Inside: Hollywood blurring audience/producer; are YOU?

'Social film': blurring audience/ad/producer divide
In time, we'll consider various web 2.0 theories that typically argue that the contemporary, highly interactive (as opposed to top-down, one way) web is seeing the traditional dividing line between audience/consumer and producer wither away. Concepts such as UGC (user-generated content) and fan-made videos (a key revenue source for YouTube and record labels, through the advertising attached to these) have become very mainstream. Viral campaigns also present ads as fictional or reality texts (including music videos, not just film/'reality' clips).

The fiasco of Snakes on a Plane showed that democratising and outsourcing creative work to an audience (in that case in an effort to create money-spinning buzz and awareness) can be a disaster, but we will most certainly see more and more of this. I've blogged elsewhere about examples of film production company Working Title's slick marketing campaign for films such as Tinker, Tailor, Soldier, Spy, which used online (spy-style) puzzles as part of multimedia campaign spanning supermarkets, posters and other such traditional fare with social media elements.

If you watch the short video below (3mins), ask yourself where the line is drawn here between audience and producer, and film and advertising (the title meshes with Intel's slogan, Intel inside), with the audience given chances to appear in the film and shape the script, whilst the blogs and other online videos and guides that sprang became part of the meta-text (a postmodern theory term).

Then ask yourself what use YOU are making of social media for producing your work.
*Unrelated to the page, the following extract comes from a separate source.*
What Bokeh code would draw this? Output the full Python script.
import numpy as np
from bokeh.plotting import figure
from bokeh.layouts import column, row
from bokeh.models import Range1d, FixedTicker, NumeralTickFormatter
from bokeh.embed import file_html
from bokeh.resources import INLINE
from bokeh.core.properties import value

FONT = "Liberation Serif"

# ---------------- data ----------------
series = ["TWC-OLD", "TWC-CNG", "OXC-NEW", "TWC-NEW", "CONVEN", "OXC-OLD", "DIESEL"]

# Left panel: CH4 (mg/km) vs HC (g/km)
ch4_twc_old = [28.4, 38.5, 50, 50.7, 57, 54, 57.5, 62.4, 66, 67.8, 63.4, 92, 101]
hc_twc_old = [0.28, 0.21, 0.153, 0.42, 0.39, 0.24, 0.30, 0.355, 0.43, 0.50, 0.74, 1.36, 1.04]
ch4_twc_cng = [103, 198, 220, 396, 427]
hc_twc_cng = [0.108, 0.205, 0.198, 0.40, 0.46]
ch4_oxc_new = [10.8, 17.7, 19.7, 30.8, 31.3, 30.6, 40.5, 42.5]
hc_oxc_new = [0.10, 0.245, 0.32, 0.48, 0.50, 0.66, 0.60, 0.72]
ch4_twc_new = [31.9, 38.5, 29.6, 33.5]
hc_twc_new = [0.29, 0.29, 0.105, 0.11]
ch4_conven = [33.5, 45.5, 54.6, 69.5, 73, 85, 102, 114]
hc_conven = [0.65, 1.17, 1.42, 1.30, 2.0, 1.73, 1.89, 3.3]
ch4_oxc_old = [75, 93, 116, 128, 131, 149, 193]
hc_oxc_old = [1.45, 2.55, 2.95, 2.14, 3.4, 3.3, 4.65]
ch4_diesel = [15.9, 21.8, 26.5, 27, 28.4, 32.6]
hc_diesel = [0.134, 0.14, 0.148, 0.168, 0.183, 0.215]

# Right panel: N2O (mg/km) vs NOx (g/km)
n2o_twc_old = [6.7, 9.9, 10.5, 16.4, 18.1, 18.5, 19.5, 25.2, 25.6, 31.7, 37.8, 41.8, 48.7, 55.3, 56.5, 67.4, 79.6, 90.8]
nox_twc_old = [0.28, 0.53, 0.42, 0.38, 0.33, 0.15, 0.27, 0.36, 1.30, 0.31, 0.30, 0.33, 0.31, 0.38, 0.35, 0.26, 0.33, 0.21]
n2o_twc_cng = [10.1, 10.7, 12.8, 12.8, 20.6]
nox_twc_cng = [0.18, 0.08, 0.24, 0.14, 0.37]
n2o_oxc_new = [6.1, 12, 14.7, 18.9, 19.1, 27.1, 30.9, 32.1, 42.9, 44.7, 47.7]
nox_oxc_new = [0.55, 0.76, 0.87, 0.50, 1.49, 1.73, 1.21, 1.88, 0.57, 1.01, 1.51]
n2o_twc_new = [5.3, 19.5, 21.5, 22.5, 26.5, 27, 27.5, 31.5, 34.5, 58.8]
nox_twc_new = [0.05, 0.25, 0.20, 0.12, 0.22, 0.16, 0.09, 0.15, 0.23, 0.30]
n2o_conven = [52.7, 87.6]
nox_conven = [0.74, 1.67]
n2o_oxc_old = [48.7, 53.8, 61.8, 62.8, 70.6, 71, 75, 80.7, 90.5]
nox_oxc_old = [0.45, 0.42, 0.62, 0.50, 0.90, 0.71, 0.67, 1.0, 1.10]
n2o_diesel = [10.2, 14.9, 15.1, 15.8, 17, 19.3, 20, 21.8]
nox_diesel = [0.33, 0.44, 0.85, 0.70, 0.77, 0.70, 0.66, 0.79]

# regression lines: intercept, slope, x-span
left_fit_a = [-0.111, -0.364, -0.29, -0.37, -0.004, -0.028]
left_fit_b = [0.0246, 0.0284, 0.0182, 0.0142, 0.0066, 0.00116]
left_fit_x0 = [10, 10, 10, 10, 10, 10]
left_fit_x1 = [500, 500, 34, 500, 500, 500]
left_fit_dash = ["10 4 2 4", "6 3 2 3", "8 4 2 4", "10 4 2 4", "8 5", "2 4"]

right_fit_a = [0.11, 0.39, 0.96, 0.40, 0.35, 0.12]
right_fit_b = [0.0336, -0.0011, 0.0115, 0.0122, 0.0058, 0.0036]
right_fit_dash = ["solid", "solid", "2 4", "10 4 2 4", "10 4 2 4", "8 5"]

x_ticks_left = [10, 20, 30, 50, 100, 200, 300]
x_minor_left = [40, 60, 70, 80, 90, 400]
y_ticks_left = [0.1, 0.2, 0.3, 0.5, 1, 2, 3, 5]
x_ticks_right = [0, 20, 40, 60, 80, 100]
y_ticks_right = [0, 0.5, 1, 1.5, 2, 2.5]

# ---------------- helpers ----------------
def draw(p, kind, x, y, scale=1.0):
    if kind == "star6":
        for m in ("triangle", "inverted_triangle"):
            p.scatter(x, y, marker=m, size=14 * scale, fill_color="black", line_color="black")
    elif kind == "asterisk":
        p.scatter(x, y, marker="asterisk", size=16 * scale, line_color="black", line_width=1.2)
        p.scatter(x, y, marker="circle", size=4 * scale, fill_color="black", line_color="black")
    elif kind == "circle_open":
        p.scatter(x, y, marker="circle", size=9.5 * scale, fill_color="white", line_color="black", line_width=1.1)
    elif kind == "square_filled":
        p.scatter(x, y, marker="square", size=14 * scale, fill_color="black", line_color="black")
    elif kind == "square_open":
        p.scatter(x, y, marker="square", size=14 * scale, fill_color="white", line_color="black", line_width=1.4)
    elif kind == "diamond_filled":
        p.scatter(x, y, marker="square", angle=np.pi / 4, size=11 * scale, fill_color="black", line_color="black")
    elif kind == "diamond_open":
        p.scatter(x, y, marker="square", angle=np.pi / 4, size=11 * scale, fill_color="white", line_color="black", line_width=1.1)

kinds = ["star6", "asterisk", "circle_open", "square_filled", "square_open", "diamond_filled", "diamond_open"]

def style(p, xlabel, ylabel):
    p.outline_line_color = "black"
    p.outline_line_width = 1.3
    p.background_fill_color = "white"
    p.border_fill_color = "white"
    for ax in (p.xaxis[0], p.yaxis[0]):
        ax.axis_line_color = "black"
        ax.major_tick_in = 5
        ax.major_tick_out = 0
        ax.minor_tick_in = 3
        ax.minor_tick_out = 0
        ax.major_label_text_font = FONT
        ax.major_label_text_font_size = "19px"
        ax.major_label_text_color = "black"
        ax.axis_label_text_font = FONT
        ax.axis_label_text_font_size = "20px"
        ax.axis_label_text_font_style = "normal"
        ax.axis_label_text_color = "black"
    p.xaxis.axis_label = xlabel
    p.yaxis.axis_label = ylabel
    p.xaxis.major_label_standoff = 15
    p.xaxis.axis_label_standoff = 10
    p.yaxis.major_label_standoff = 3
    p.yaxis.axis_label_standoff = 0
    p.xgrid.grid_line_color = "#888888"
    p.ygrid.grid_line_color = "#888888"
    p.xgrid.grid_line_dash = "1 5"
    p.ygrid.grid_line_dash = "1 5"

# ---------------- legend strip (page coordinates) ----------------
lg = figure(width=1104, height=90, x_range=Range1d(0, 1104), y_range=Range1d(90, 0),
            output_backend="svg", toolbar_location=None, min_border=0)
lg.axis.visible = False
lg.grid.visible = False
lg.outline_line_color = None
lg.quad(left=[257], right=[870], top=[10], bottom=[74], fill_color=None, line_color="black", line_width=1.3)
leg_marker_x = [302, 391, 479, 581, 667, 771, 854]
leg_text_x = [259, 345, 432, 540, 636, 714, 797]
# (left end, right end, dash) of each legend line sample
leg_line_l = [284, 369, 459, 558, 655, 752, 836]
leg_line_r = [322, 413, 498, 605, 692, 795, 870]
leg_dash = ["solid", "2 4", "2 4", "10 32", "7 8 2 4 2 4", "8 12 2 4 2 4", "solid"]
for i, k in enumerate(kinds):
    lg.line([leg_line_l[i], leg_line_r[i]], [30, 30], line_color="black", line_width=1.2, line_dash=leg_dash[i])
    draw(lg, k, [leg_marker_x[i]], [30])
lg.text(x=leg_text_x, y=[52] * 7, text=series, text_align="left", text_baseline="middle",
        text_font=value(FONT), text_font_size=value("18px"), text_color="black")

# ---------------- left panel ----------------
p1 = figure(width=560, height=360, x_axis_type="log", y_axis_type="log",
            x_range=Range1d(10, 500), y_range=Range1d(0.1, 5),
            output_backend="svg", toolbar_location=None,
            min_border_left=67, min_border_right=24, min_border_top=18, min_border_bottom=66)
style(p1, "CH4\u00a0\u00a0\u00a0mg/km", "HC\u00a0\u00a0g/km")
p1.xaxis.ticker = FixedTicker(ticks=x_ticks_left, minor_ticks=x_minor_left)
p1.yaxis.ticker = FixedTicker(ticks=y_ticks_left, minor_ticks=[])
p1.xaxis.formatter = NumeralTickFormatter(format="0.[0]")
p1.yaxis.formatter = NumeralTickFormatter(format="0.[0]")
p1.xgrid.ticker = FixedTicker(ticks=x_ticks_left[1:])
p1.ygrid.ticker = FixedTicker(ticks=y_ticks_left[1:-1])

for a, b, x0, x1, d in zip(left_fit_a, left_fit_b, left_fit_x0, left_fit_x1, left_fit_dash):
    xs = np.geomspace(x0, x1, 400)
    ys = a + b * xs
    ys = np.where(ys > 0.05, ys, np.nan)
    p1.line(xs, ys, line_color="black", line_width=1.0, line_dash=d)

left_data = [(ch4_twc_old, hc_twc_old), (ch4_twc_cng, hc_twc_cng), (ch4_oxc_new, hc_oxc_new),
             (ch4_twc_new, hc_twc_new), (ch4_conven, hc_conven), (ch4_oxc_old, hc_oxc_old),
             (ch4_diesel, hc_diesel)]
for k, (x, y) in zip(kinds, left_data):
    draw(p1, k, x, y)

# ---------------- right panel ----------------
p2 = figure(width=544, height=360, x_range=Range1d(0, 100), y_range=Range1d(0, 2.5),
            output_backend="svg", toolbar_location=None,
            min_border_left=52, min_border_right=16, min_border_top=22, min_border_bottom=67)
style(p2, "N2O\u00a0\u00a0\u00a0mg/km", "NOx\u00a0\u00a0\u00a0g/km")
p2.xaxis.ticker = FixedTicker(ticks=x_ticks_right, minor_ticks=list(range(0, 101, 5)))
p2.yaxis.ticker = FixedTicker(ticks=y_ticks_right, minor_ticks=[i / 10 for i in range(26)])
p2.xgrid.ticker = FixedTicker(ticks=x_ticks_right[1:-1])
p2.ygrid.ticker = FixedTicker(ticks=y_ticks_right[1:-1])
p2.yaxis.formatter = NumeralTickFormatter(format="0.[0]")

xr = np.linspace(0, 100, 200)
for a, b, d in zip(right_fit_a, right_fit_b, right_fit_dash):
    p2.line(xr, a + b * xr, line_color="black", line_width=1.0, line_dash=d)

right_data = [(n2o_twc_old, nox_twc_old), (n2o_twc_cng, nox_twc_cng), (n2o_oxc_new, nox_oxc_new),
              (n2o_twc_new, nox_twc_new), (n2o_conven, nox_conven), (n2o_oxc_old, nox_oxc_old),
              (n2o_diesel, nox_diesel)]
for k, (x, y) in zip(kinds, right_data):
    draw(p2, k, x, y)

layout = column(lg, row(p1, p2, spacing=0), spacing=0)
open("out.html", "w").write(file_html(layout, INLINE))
Have YOU used social media for...
  • casting?
  • initial genre/audience research through fan forums?
  • generating pre-release buzz through a company blog/FB/Twitter/Instagram (etc!)?
  • gaining audience feedback through any of the above (and YouTube/Vimeo of course)?
  • used tagging/labels in Blogger/YouTube etc to attract more hits to help with the above?
  • tried YouTube video responses/messages/comments to link to other film/video-makers?
  • designed a viral-style campaign element which helps to involve an audience and increase publicity/awareness?
  • generated and used a QR code as part of this?
  • generally considered options for direct audience involvement in/influence on your production?



This is the film Inside, which is itself a good example of the viral methods used by conglomerates these days to get through to ad-weary and wary consumers (Toshiba and Intel were behind this movie): IMDB, Wiki, links to their FB/website etc are in this article. They coined the term 'social film' for this approach.
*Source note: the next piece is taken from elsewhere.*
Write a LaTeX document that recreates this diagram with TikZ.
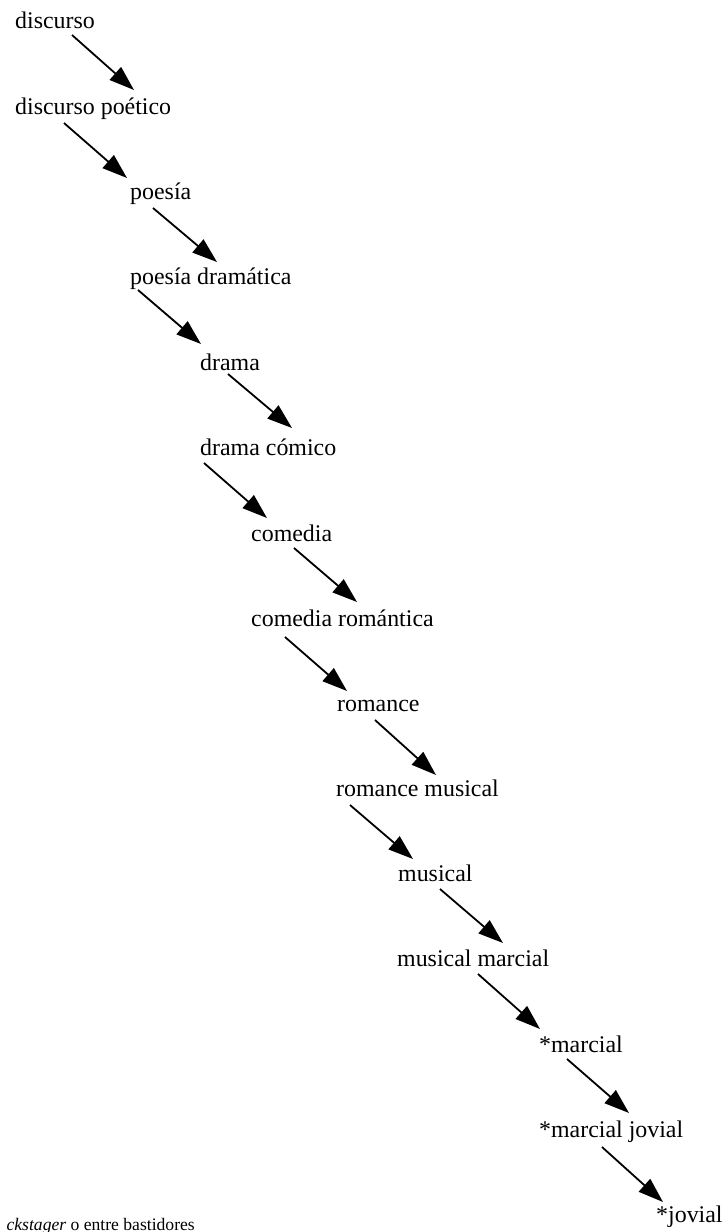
\documentclass[tikz,border=0pt]{standalone}
\usepackage{fontspec}
\setmainfont{Liberation Serif}
\usetikzlibrary{arrows.meta}
\usetikzlibrary{positioning}

\tikzset{
  term/.style={anchor=base west, inner sep=0pt, font=\fontsize{23.9}{28}\selectfont},
  arr/.style={line width=1.8pt, -{Triangle[length=25pt,width=17pt]}}
}

\begin{document}
\begin{tikzpicture}[x=1pt,y=-1pt]
          \useasboundingbox (0,0) rectangle (725,1232);
          \node[term] (disc)   at (15,28)   {discurso};
          \node[term] (discpo) at (15,114)  {discurso poético};
          \node[term] (poes)   at (130,199) {poesía};
          \node[term] (poesdr) at (130,284) {poesía dramática};
          \node[term] (dram)   at (200,370) {drama};
          \node[term] (dramco) at (200,455) {drama cómico};
          \node[term] (come)   at (251,541) {comedia};
          \node[term] (comero) at (251,626) {comedia romántica};
          \node[term] (roma)   at (337,711) {romance};
          \node[term] (romamu) at (336,796) {romance musical};
          \node[term] (musi)   at (398,881) {musical};
          \node[term] (musima) at (397,966) {musical marcial};
          \node[term] (marc)   at (539,1052) {*marcial};
          \node[term] (marcjo) at (539,1137) {*marcial jovial};
          \node[term] (jovi)   at (656,1222) {*jovial};
          \node[anchor=base east, inner sep=0pt, font=\fontsize{17.6}{20}\selectfont] (note) at (195,1230) {\textit{ckstager} o entre bastidores};
          \draw[arr] ([shift={(57,7)}]disc.base west)   -- ([shift={(119,-24)}]discpo.base west);
          \draw[arr] ([shift={(49,9)}]discpo.base west) -- ([shift={(-3,-21)}]poes.base west);
          \draw[arr] ([shift={(23,9)}]poes.base west)   -- ([shift={(87,-22)}]poesdr.base west);
          \draw[arr] ([shift={(8,6)}]poesdr.base west)  -- ([shift={(1,-26)}]dram.base west);
          \draw[arr] ([shift={(28,4)}]dram.base west)   -- ([shift={(92,-27)}]dramco.base west);
          \draw[arr] ([shift={(4,8)}]dramco.base west)  -- ([shift={(16,-23)}]come.base west);
          \draw[arr] ([shift={(43,7)}]come.base west)   -- ([shift={(106,-24)}]comero.base west);
          \draw[arr] ([shift={(34,11)}]comero.base west) -- ([shift={(10,-20)}]roma.base west);
          \draw[arr] ([shift={(38,9)}]roma.base west)   -- ([shift={(100,-21)}]romamu.base west);
          \draw[arr] ([shift={(14,9)}]romamu.base west) -- ([shift={(15,-22)}]musi.base west);
          \draw[arr] ([shift={(42,8)}]musi.base west)   -- ([shift={(106,-23)}]musima.base west);
          \draw[arr] ([shift={(81,8)}]musima.base west) -- ([shift={(1,-23)}]marc.base west);
          \draw[arr] ([shift={(28,7)}]marc.base west)   -- ([shift={(90,-24)}]marcjo.base west);
          \draw[arr] ([shift={(63,10)}]marcjo.base west) -- ([shift={(7,-20)}]jovi.base west);
        \end{tikzpicture}
\end{document}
Prominence of student work on YouTube

I've blogged previously on the growing number of made-for-fun short horror films on YouTube (especially zombie flicks), reflecting the ongoing impact of digitisation and the accessibility of digital film-making today, but its worth noting too how the battalions of Media Studies students across the land are leaving their own legacy. As students conduct research into their chosen genre before setting out to create their own genre piece, increasingly they could be accessing other students' distilled research to do so!

When doing some tagging on archive posts I came across a mention of how prominent my students' work was on YouTube search results - so, a year or so on, I had another look, and sure enough, a 'slasher openings' on YouTube (Nov 15th 2013) produced the following top results:
IGS student work came top of the pile in this search
You can help make your work more widely seen by using YouTube categories and tagging.